The forecasters are predicting possible sleet and snow in the next week or two. Snow in March has occurred before, of course. Most famously, much of the country was deluged with the white-stuff exactly 120 years ago, in 1891, an event which became known as The Great Blizzard.
It kicked off this very day, 9 March and continued for four days, causing snow drifts in the country and havoc in the towns. Roads and railways became impassable, telephone and telegraph lines were taken out of commission. Ships were lost off the coast and and over 200 people perished across the country. Like our winter this year and in common with other severe winters, the Great Blizzard was preceded by pleasant Spring weather with everyone believing the worst was behind them. And just like today, our ancestors were incensed at the inadequate steps taken to combat the conditions.

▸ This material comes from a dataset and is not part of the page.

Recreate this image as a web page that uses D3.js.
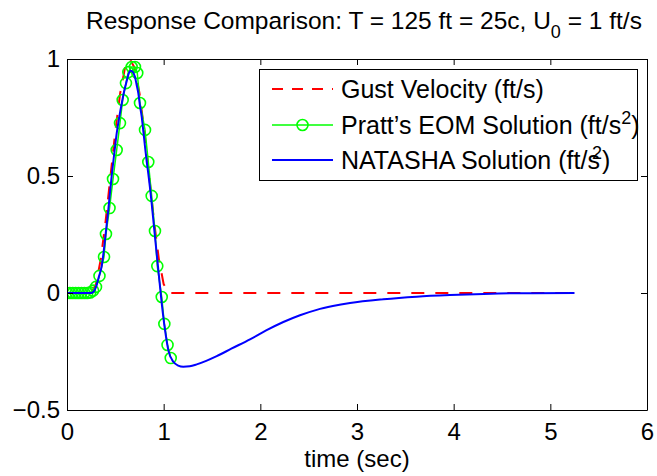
<!DOCTYPE html>
<html>
<head>
<meta charset="utf-8">
<script src="https://cdn.jsdelivr.net/npm/d3@7"></script>
<style>
  html, body { margin: 0; padding: 0; background: #fff; }
  svg { display: block; }
  text { font-family: "Liberation Sans", Arial, Helvetica, sans-serif; }
</style>
</head>
<body>
<svg id="chart" width="657" height="476"></svg>
<script>
// ---- Data ----
const xTicks = [0, 1, 2, 3, 4, 5, 6];
const yTicks = [-0.5, 0, 0.5, 1];
const yTickLabels = ["\u22120.5", "0", "0.5", "1"];

// Gust velocity (red dashed)
const gustT = [0, 0.25, 0.30, 0.35, 0.40, 0.45, 0.50, 0.55, 0.60, 0.65, 0.70, 0.75, 0.80, 0.85, 0.90, 0.95, 1.00, 1.05, 5.25];
const gustV = [0, 0, 0.038, 0.146, 0.309, 0.5, 0.691, 0.854, 0.962, 1.0, 0.962, 0.854, 0.691, 0.5, 0.309, 0.146, 0.038, 0, 0];

// Pratt's EOM solution (green circles)
const prattT = [0, 0.03, 0.06, 0.09, 0.12, 0.15, 0.18, 0.21, 0.24, 0.27, 0.300, 0.336, 0.383, 0.403, 0.440, 0.476, 0.514, 0.548, 0.576, 0.610, 0.634, 0.669, 0.703, 0.727, 0.755, 0.807, 0.841, 0.876, 0.910, 0.934, 0.980, 1.007, 1.040, 1.073];
const prattV = [0, 0, 0, 0, 0, 0, 0, 0, 0.002, 0.01, 0.026, 0.073, 0.154, 0.252, 0.363, 0.487, 0.611, 0.726, 0.825, 0.897, 0.944, 0.966, 0.966, 0.94, 0.812, 0.697, 0.56, 0.415, 0.265, 0.115, -0.017, -0.132, -0.222, -0.278];

// NATASHA solution (blue)
const natT = [0, 0.25, 0.28, 0.307, 0.33, 0.359, 0.393, 0.427, 0.462, 0.49, 0.514, 0.54, 0.566, 0.59, 0.617, 0.64, 0.659, 0.68, 0.703, 0.72, 0.738, 0.755, 0.773, 0.79, 0.807, 0.825, 0.841, 0.876, 0.91, 0.945, 0.98, 1.014, 1.048, 1.1, 1.15, 1.203, 1.27, 1.342, 1.44, 1.549, 1.7, 1.893, 2.06, 2.238, 2.41, 2.583, 2.75, 2.928, 3.272, 3.617, 3.962, 4.31, 4.65, 5.25];
const natV = [0, 0, 0.008, 0.034, 0.07, 0.115, 0.226, 0.355, 0.50, 0.6, 0.682, 0.75, 0.81, 0.86, 0.905, 0.94, 0.95, 0.945, 0.924, 0.89, 0.853, 0.80, 0.753, 0.69, 0.625, 0.56, 0.51, 0.383, 0.241, 0.098, -0.044, -0.158, -0.244, -0.294, -0.31, -0.315, -0.313, -0.305, -0.29, -0.27, -0.238, -0.198, -0.16, -0.124, -0.095, -0.072, -0.056, -0.043, -0.027, -0.016, -0.009, -0.004, -0.001, 0];

const legendLabels = ["Gust Velocity (ft/s)", "Pratt\u2019s EOM Solution (ft/s", "NATASHA Solution (ft/s"];

// ---- Layout ----
const svg = d3.select("#chart");
const pLeft = 67, pRight = 647, pTop = 59, pBottom = 410;
const FS = 24;

const x = d3.scaleLinear().domain([0, 6]).range([pLeft, pRight]);
const y = d3.scaleLinear().domain([-0.5, 1]).range([pBottom, pTop]);

const zip = (a, b) => a.map((t, i) => [t, b[i]]);
const gust = zip(gustT, gustV);
const pratt = zip(prattT, prattV);
const nat = zip(natT, natV);

svg.append("rect").attr("x", 0).attr("y", 0).attr("width", 657).attr("height", 476).attr("fill", "#fff");

svg.append("defs").append("clipPath").attr("id", "clip")
  .append("rect").attr("x", pLeft).attr("y", pTop).attr("width", pRight - pLeft).attr("height", pBottom - pTop);

const plot = svg.append("g").attr("clip-path", "url(#clip)");

plot.append("path")
  .attr("d", d3.line().x(d => x(d[0])).y(d => y(d[1]))(gust))
  .attr("fill", "none").attr("stroke", "#ff0000").attr("stroke-width", 2)
  .attr("stroke-dasharray", "13,11");

plot.append("path")
  .attr("d", d3.line().x(d => x(d[0])).y(d => y(d[1]))(pratt))
  .attr("fill", "none").attr("stroke", "#00ff00").attr("stroke-width", 1.5);

plot.selectAll("circle.pt").data(pratt).enter().append("circle")
  .attr("class", "pt")
  .attr("cx", d => x(d[0])).attr("cy", d => y(d[1])).attr("r", 5.5)
  .attr("fill", "none").attr("stroke", "#00ff00").attr("stroke-width", 1.6);

plot.append("path")
  .attr("d", d3.line().x(d => x(d[0])).y(d => y(d[1])).curve(d3.curveMonotoneX)(nat))
  .attr("fill", "none").attr("stroke", "#0000ff").attr("stroke-width", 2);

// ---- Axes ----
function styleAxis(g) {
  g.selectAll("path.domain").attr("stroke", "#000").attr("stroke-width", 1);
  g.selectAll(".tick line").attr("stroke", "#000").attr("stroke-width", 1);
  g.selectAll("text").attr("font-size", FS).attr("fill", "#000")
    .attr("font-family", "'Liberation Sans', Arial, Helvetica, sans-serif");
}

const xAxisB = svg.append("g").attr("transform", `translate(0,${pBottom})`)
  .call(d3.axisBottom(x).tickValues(xTicks).tickFormat(d3.format("d")).tickSize(-6).tickSizeOuter(0).tickPadding(13));
styleAxis(xAxisB);

const xAxisT = svg.append("g").attr("transform", `translate(0,${pTop})`)
  .call(d3.axisTop(x).tickValues(xTicks).tickFormat("").tickSize(-6).tickSizeOuter(0));
styleAxis(xAxisT);

const yAxisL = svg.append("g").attr("transform", `translate(${pLeft},0)`)
  .call(d3.axisLeft(y).tickValues(yTicks).tickFormat((d, i) => yTickLabels[i]).tickSize(-6).tickSizeOuter(0).tickPadding(7));
styleAxis(yAxisL);

const yAxisR = svg.append("g").attr("transform", `translate(${pRight},0)`)
  .call(d3.axisRight(y).tickValues(yTicks).tickFormat("").tickSize(-6).tickSizeOuter(0));
styleAxis(yAxisR);

svg.append("text").attr("x", (pLeft + pRight) / 2).attr("y", 467)
  .attr("text-anchor", "middle").attr("font-size", FS).text("time (sec)");

const title = svg.append("text").attr("x", 86).attr("y", 29).attr("font-size", 24.5);
title.append("tspan").text("Response Comparison: T = 125 ft = 25c, U");
title.append("tspan").attr("font-size", 18).attr("dy", 9).text("0");
title.append("tspan").attr("dy", -9).text(" = 1 ft/s");

// ---- Legend ----
const LFS = 25;
const lg = svg.append("g");
lg.append("rect").attr("x", 259.5).attr("y", 69.5).attr("width", 378).attr("height", 111)
  .attr("fill", "#fff").attr("stroke", "#000").attr("stroke-width", 1);

const rowsY = [89, 125, 160];
const lx0 = 272, lx1 = 333, tx = 341;

lg.append("line").attr("x1", lx0).attr("x2", lx1).attr("y1", rowsY[0]).attr("y2", rowsY[0])
  .attr("stroke", "#ff0000").attr("stroke-width", 2).attr("stroke-dasharray", "11,9");
lg.append("line").attr("x1", lx0).attr("x2", lx1).attr("y1", rowsY[1]).attr("y2", rowsY[1])
  .attr("stroke", "#00ff00").attr("stroke-width", 1.5);
lg.append("circle").attr("cx", (lx0 + lx1) / 2).attr("cy", rowsY[1]).attr("r", 5.5)
  .attr("fill", "none").attr("stroke", "#00ff00").attr("stroke-width", 1.6);
lg.append("line").attr("x1", lx0).attr("x2", lx1).attr("y1", rowsY[2]).attr("y2", rowsY[2])
  .attr("stroke", "#0000ff").attr("stroke-width", 2);

lg.append("text").attr("x", tx).attr("y", rowsY[0] + 9).attr("font-size", LFS).text(legendLabels[0]);

const t2 = lg.append("text").attr("x", tx).attr("y", rowsY[1] + 9).attr("font-size", LFS);
t2.append("tspan").text(legendLabels[1]);
t2.append("tspan").attr("font-size", 18).attr("dy", -10).text("2");
t2.append("tspan").attr("dy", 10).text(")");

const t3 = lg.append("text").attr("x", tx).attr("y", rowsY[2] + 9).attr("font-size", LFS);
t3.append("tspan").text(legendLabels[2]);
t3.append("tspan").attr("font-size", 18).attr("dx", -8).attr("dy", -10).text("2");
t3.append("tspan").attr("dy", 10).text(")");
</script>
</body>
</html>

Somebody has very helpfully scanned in contemporary news reports from the Times of 11 March 1891, here. But you’ll need your reading glasses. Here’s a flavour:
The night and day that followed are not likely to be forgotten for a long time. In London we had all the pleasant concomitants of a snow storm; no cabs or omnibuses at work for many hours, the streets first deep in muddy snow and then a pool of slush, which no man seemed even to wish to remove. … only the most miserably inadequate means were employed to clear the streets – an easy task, for the snow did not freeze – and to make them passable for the unhappy horses.
Just before Christmas, I wrote an item about notable cold London weather in times gone by, here. A bit of a throwaway item, I thought at the time, but it has been our most read blog post so far.